A la mort de votre mère, vous savez que votre sœur ne peut pas aller en foyer, car c’est le seul moyen pour qu’elle s’en sorte. Combien de temps avez-vous mis à obtenir sa tutelle ?
Roman Malo. Avec ma sœur, on a récupéré Yonah à la fin du mois d’août et on a eu la décision officielle au mois de mars, il y a donc sept à huit mois. Dans les familles où il y a de l’argent, du réseau, cette question ne se serait même pas posée, car un oncle ou une tante se seraient proposés tout de suite. Morgane et moi nous étions la seule et unique solution. Aujourd’hui, il y a le Conseil de famille qui encadre la tutelle de Yonah, mais vous voyez, dedans il y a la mère de ma compagne. Il n’y a pas de membres de la famille de mon père par exemple, ce qui montre quand même un certain abandon.
"Notre maman n'est plus là, mais on a toujours la même fusion avec mes deux soeurs, la même complicité"
Un an après la médiatisation de votre histoire et l’ouverture de la cagnotte, comment allez-vous tous les trois ?

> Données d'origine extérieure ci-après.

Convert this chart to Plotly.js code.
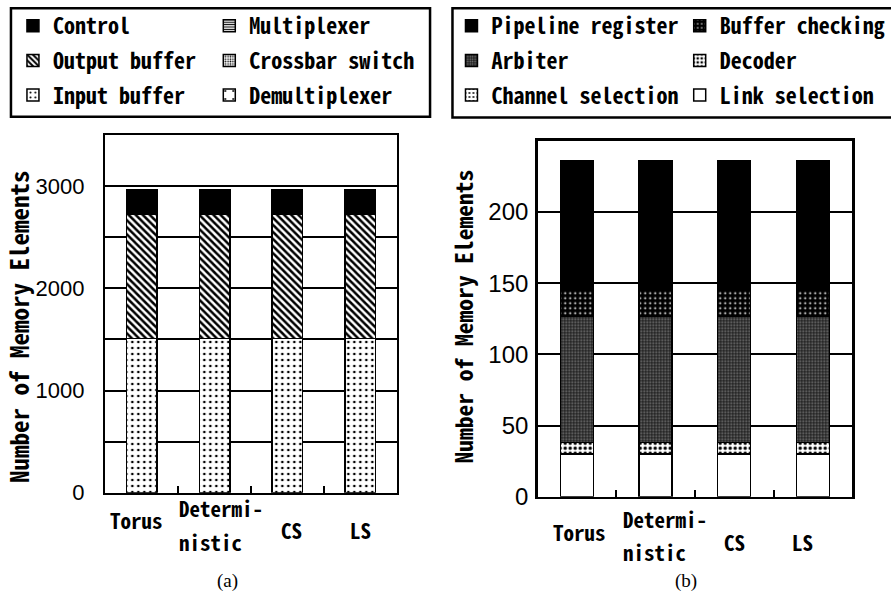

Roman Malo. On va bien ! Notre maman n’est plus là, mais on a toujours la même fusion avec mes deux sœurs, la même complicité. La vie a changé sur bien des aspects, car il y a de nouveaux projets et on est tous à des moments charnières de nos vies. Aujourd’hui je suis enseignant vacataire à l’université de Nantes, je finis ma thèse et j’ai une petite activité de psychologue en libéral. La priorité maintenant c’est de terminer ma thèse et essayer de récupérer un train de vie un peu plus normal. On a aussi plusieurs projets avec notre association Pré-care. On aimerait communiquer dans les lycées ou sur les réseaux sociaux, pour éviter à des lycéens perdus, brillants mais devant travailler, de gâcher leur avenir comme ça a failli m’arriver.